The sociopolitical prominence of Peruvian cuisine is emblematic of a nation on the rise after years of economic isolationism, terrorism and political instability. The war which lasted from 1980 to 2000, claimed 70,000 lives. During these years Limeños lived under military curfew and in constant fear of bombings, making public outings to restaurants (among other places) a risky venture. All this was compounded by the Latin American debt crisis and a disastrous populist economic policy, both of which threw the nation’s finances into a tailspin, with inflation peaking at 2,200,200% and driving per capita annual income down to just USD$720 in 1990. In this climate dining out became a rare expenditure reserved for the most special occasions.
Right-wing authoritarian President Alberto Fujimori (1990–2000) used the war to justify the dissolution of the Peruvian legislature and violent suppression of civil liberties. Under Fujimori, art academies and museums were restricted to modernist theories and aesthetics. Experimental, contemporary practices were ignored or not taken seriously, and many - like the Grupo Chaclacayo, whose members fled to Germany in 1984 – pursued their careers elsewhere. The 1992 capture of Abimael Guzmán, the leader of the Sendero Luminoso terrorist organization, signified an overnight shift in the social climate; suddenly for the first time in twelve years public space didn’t seem quite so threatening. Two years later, Acurio returned from France and opened his first restaurant to pioneer Nuevo-Andeño cuisine.
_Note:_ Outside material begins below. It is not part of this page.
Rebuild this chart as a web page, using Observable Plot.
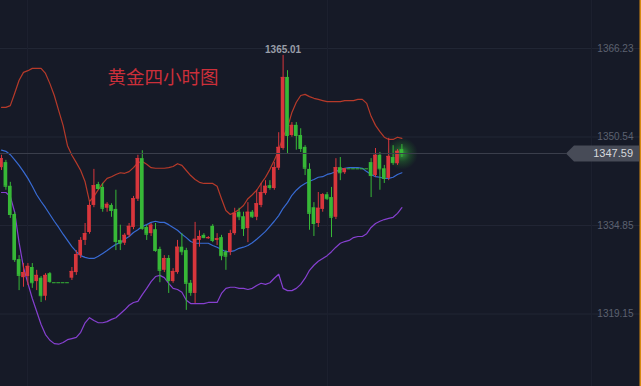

The universal appeal of food enabled Peruvians like Acurio to experiment, when the visual arts were still being repressed.
It is now 20 years since the fall of Fujimori; Peru has seen nearly a decade of booming economic growth and a relative loosening of conservative ideology. In this context of social stability and economic growth Peruvian artists and curators are becoming a more conspicuous presence in the Lima. While the local art market is still small – reflecting significant wealth inequality and a lack of state support (the Ministry of Culture, founded in 2010, has mostly focused on preserving pre-Hispanic heritage) – several smaller, alternative spaces are paving the way with programmes committed to unearthing the conceptual practices suppressed during the Dirty War. ‘For years public space was potentially dangerous, and projects like ours are trying to recover some agency over public space,’ explained Pablo Hare, artist and founder of nonprofit gallery Garúa. When opening Garúa two years ago, Hare and his co-founder, Dr. María Balarin, determined that the best way to engage the public in critical dialogue on contemporary art would be to construct a ‘white cube’ space for artists to show experimental work, and to publish editions of critical writing. Garúa is also launching their own internet radio station, a strategy partly borrowed from the experimental space La Culpable (2002-08), which mailed out pirated CDs, fliers and stickers to a community of subscribers in order to bridge the vast distance between Lima and other art epicentres, and encourage collaboration across borders.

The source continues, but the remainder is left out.